Understanding Fulfilment Journey

A diary study to uncover the experience of the wholesale e-commerce customers overtime

Project type: Discovery Qualitative Research (Diary Study)

Period: Over the course of 6 weeks commencing May 2023

My Role and Team: A project leader in a team of 3 user researchers

1.The project background

When I joined the fulfilment squad at an e-commerce company, I found that data on order tracking within the app was fragmented, and there was no existing research on customers' fulfilment journeys.

As a product designer, I organised a workshop with the research lead, squad product owner, and developers to collaboratively map out the complex fulfilment journeys from the customers’ perspective. We documented our assumptions, surfaced what we thought we knew, and gathered each team member’s research questions.

Through this process, we uncovered many unknowns and ambiguous problem areas that hindered our ability to design effective improvements. We agreed that foundational research was essential to close these knowledge gaps. Our research objective became to understand the end-to-end process, pinpoint moments of customer frustration, and learn how they navigated the issues they encountered.

2. The methodology

The PLATFORM

Doing a diary study is a rather new concept amongst Thai UX research community, as they can carries challenge of data collection consistency, with Thai participants’s tendency to require more frequent prompts for data submission. Aware of this challenge, we decided to use LINE, as a main communication channel between researchers and participants, of which also acted as a diary submission platform.

The HOW and WHO

Given that post-purchase journeys encompass various sub-journeys like order tracking, returns, refunds, and customer service interaction, I proposed conducting a month-long diary study with frequent buyers to capture this holistic experience across 3 main user groups; the food retailers, restaurant owners, and pro consumer (individual buyer).

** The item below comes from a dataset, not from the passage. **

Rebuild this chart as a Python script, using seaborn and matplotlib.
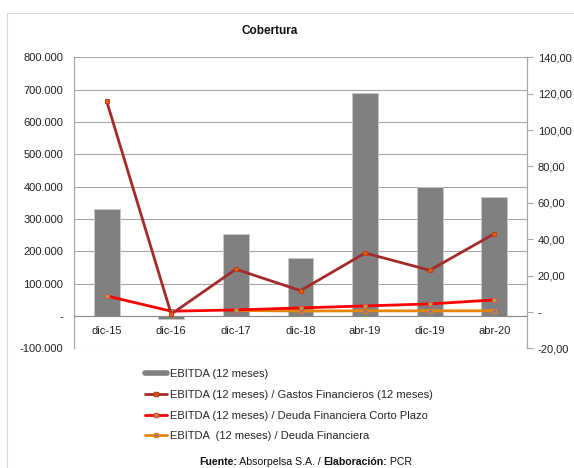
import numpy as np
import pandas as pd
import matplotlib
matplotlib.use("Agg")
import matplotlib.pyplot as plt
from matplotlib.ticker import FuncFormatter, FixedLocator
from matplotlib.lines import Line2D
from matplotlib.patches import Rectangle
import seaborn as sns

categories = ["dic-15", "dic-16", "dic-17", "dic-18", "abr-19", "dic-19", "abr-20"]
ebitda = [330000, -10000, 253000, 179000, 691000, 398000, 367000]
gastos = [116.0, -1.2, 23.5, 11.7, 32.4, 22.9, 43.0]
corto_plazo = [8.8, 0.4, 1.1, 2.2, 3.3, 4.4, 6.6]
deuda = [np.nan, np.nan, 0.8, 0.5, 0.6, 0.6, 0.6]

labels = ["EBITDA (12 meses)",
          "EBITDA (12 meses) / Gastos Financieros (12 meses)",
          "EBITDA (12 meses) / Deuda Financiera Corto Plazo",
          "EBITDA  (12 meses) / Deuda Financiera"]
left_ticks = [-100000, 0, 100000, 200000, 300000, 400000, 500000, 600000, 700000, 800000]
right_ticks = [-20, 0, 20, 40, 60, 80, 100, 120, 140]

sns.set_theme(style="white")
plt.rcParams["font.family"] = ["Liberation Sans", "DejaVu Sans"]

W, H = 574, 468
fig = plt.figure(figsize=(W / 100, H / 100), dpi=100)
ax = fig.add_axes([74.3 / W, 1 - 348.3 / H, (526.7 - 74.3) / W, (348.3 - 57.3) / H])

df = pd.DataFrame({"cat": categories, "ebitda": ebitda, "gastos": gastos,
                   "corto": corto_plazo, "deuda": deuda})

sns.barplot(data=df, x="cat", y="ebitda", color="#808080", width=0.4,
            saturation=1, edgecolor="#C8C8C8", linewidth=0.6, ax=ax, zorder=2)
ax.set_ylim(-100000, 800000)
ax.yaxis.set_major_locator(FixedLocator(left_ticks))
ax.yaxis.set_major_formatter(FuncFormatter(
    lambda v, p: "-" if v == 0 else f"{int(v):,}".replace(",", ".")))
ax.grid(axis="y", color="#A6A6A6", linewidth=0.8, zorder=0)
ax.set_axisbelow(True)
ax.set_xlabel("")
ax.set_ylabel("")

ax2 = ax.twinx()
col_g, col_r, col_o = "#A52A2A", "#FF0000", "#E5860C"
sns.lineplot(data=df, x="cat", y="gastos", color=col_g, linewidth=2.0, marker="s",
             markersize=3.2, markerfacecolor="#E0601A", markeredgecolor="#C04010",
             ax=ax2, zorder=5)
sns.lineplot(data=df, x="cat", y="corto", color=col_r, linewidth=2.0, marker="s",
             markersize=3.2, markerfacecolor="#9AB040", markeredgecolor="#E05050",
             ax=ax2, zorder=4)
sns.lineplot(data=df.dropna(subset=["deuda"]), x="cat", y="deuda", color=col_o,
             linewidth=2.0, marker="s", markersize=3.2, markerfacecolor="#8A70B0",
             markeredgecolor="#E5860C", ax=ax2, zorder=3)
ax2.set_ylim(-20, 140)
ax2.yaxis.set_major_locator(FixedLocator(right_ticks))
ax2.yaxis.set_major_formatter(FuncFormatter(
    lambda v, p: "-" if v == 0 else f"{v:.2f}".replace(".", ",")))
ax2.set_ylabel("")
ax2.set_xlabel("")
ax2.grid(False)
ax.set_xlim(-0.5, len(categories) - 0.5)

for a in (ax, ax2):
    for s in a.spines.values():
        s.set_color("#A6A6A6")
        s.set_linewidth(0.8)
    a.spines["top"].set_visible(False)
ax.spines["bottom"].set_position(("data", 0))
ax.spines["bottom"].set_color("#8C8C8C")
ax2.spines["bottom"].set_visible(False)

ax.tick_params(axis="y", length=0, labelsize=8, pad=8, colors="#222222")
ax.tick_params(axis="x", length=0, labelsize=8, pad=7, colors="#222222")
ax2.tick_params(axis="y", right=True, length=4, width=0.8, color="#A6A6A6",
                direction="out", labelsize=8, pad=4, labelcolor="#222222")

# chart frame
fig.add_artist(Rectangle((7 / W, -0.1), 1.2, 1 - 12.5 / H + 0.1,
                         transform=fig.transFigure, fill=False,
                         edgecolor="#D9D9D9", linewidth=0.8))

fig.text(270 / W, 1 - 31 / H, "Cobertura", ha="center", va="center",
         fontsize=8.5, fontweight="bold", color="#111111")

handles = [
    Line2D([], [], color="#808080", linewidth=4),
    Line2D([], [], color=col_g, linewidth=2, marker="s", markersize=3,
           markerfacecolor="#E0601A", markeredgecolor="#C04010"),
    Line2D([], [], color=col_r, linewidth=2, marker="s", markersize=3,
           markerfacecolor="#9AB040", markeredgecolor="#E05050"),
    Line2D([], [], color=col_o, linewidth=2, marker="s", markersize=3,
           markerfacecolor="#8A70B0", markeredgecolor="#E5860C"),
]
fig.legend(handles, labels, loc="upper left", bbox_to_anchor=(145 / W, 1 - 369 / H),
           frameon=False, fontsize=8, handlelength=2.0, handletextpad=0.25,
           labelspacing=0.97, borderaxespad=0, borderpad=0)

# footer with mixed weights
parts = [("Fuente:", "bold"), (" Absorpelsa S.A. / ", "normal"),
         ("Elaboración:", "bold"), (" PCR", "normal")]
fig.canvas.draw()
r = fig.canvas.get_renderer()
x = 199
for txt, w in parts:
    t = fig.text(x / W, 1 - 462 / H, txt, ha="left", va="center", fontsize=7.6,
                 fontweight=w, color="#111111")
    x += t.get_window_extent(r).width

fig.savefig("out.png", dpi=100)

3. Data collection and analysis

Collaborative insight analysis

We created a data collection board on Miro to capture an overview of the participants' experiences over a one-month period. Each researcher would come to put down key activities, remarks, emotions, and put sticky notes of what they have noticed.

After each week, we came together for a debrief session and cross-analysis. The board served as our space to discuss the commonality and differences of the issues found. As a result, we had fresh insight weekly to deliver in the product meeting session.

Diary prompt and follow up with participants

The team set up prompt schedule to ensure the customers submit their entries weekly. Once data is submitted, each researcher has their own "focus participants" they can analyse and find key insight on their own, while follow up with the participants when necessary.

New insights and evidence

  • manual process invented by users to track missing products (e.g. external communication channel and artefacts like paper to track down and keep progress)

  • how refund processes of different payment types are not intuitive, and require active actions from the users

  • how little the users use order tracking feature in app, due to their unreliability and not up to expected frequency

4. The findings and outcome

Assumption validation

We observed common behaviour patterns and pain points across different user groups. By creating a heatmap to track problem frequency over time (with darker red indicating higher frequency), we validated our assumptions around issues like surprised out-of-stock situations and non-streamlined delivery events stemming from unreliable driver journeys.

The first foundational research for the product roadmap

These findings were shared and discussed with the post-purchase squad, leading to roadmap prioritisation sessions involving UX researchers, product owners, and tech leads.

5. My personal takeaways

1) Fulfilment is both a process and a feeling

This project illuminated how fulfilment is not just a destination but an evolving journey with peaks and valleys. Recognising this as both a process and an emotional experience helped shift the focus from creating purely outcome-driven solutions to ones that support users throughout their journey. This shift is a reminder to consider the journey’s emotional highs and lows when designing for meaningful, lasting user engagement.

2) Collaboration Multiplies Perspectives

Working closely with other researchers brought diverse perspectives to the project, from data analysis to storytelling. Collaborating with team members who approach the user journey from different angles enriched our understanding and led to more holistic solutions. This project underscored how diverse input can shape more comprehensive and empathetic outcomes.

3) Diary studies can be challenging but rewarding

Conducting a diary study proved to be a unique challenge, as this method is relatively new in Thailand’s research landscape. However, using familiar communication channels like LINE made it easier for participants to engage regularly, bridging the gap between their daily lives and the research process. This experience highlighted the value of adapting research methods to cultural contexts and using accessible tools to enhance participant comfort and data richness.